The Nature of Strategic Thinking :

Competing Without Talent

I used to enjoy playing basketball and I got involved with a local team not because I was good but because I enjoyed the exercise. In one of the games we played our opponent had an extremely good player who had played professional basketball. I wasn’t good enough to get on my high school basketball team let alone compete with a former pro. But somehow I was assigned to guard the star player. He was taller than me, stronger than me, faster than me, and much more skillful than me. He was the Michael Jordan of our league and clearly had the attention of everyone on the court.

Unfortunately, because I was guarding him, I also had everyone’s attention. I was getting trounced. He scored effortlessly and at will against me. The pressure to compete was high and my only hope was to keep him from getting the ball. I made desperate moves and fouled him often just hoping to slow him down a little bit. We were obviously mismatched and we both knew it.

After the game I approached him and congratulated him on the win and specifically on his playing. I also felt a tinge of guilt for my sloppy aggressive play against him and part of my approach was to apologize for the frequent fouls. He very graciously complimented my determination and with a smile he acknowledged that in my situation, “the best you can do is get in the way, argue with the refs, and foul a lot.”
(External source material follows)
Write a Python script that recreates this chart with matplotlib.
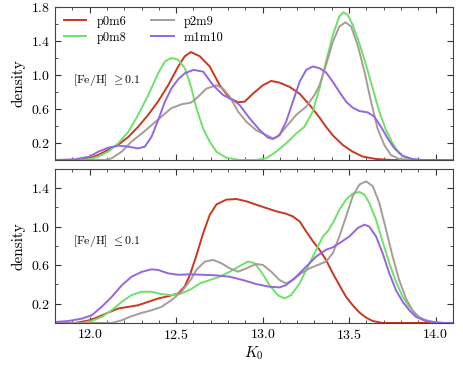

In the world of business I am seeing the strategies of “getting in the way, arguing with the refs, and fouling a lot.” Some companies are choosing to compete not by getting better at what they do, but by suing the competition, manipulating their customers, and juggling the books.

A few months ago the WallStreet Journal reported that some retailers were hiring full-time protesters to go into communities and organize protests against building a competitor store. These protesters would also initiate legal action against the competitor as though they were residents.

Manipulating customers is now common in the form of “price discrimination.” This is the practice of charging your best customers more rather than less. It relies on their best customers not finding out about the price that everyone else gets.

It made headlines when Galleon hedge fund manager, Raj Rajaratnam was convicted on all 14 counts of securities fraud, trading on insider information to get ahead. But the talk was about how the ruling would change how business is done on Wallstreet. Since when was it ever okay to trade on insider information?

Talent is hard to develop and takes time and patience; a price that most companies aren’t willing to pay. No wonder markets are being described as “hyper-competitive” with “cut-throat” competition. They are competing in the only way that you can when you don’t have talent; by “getting in the way, arguing with the refs, and fouling a lot.”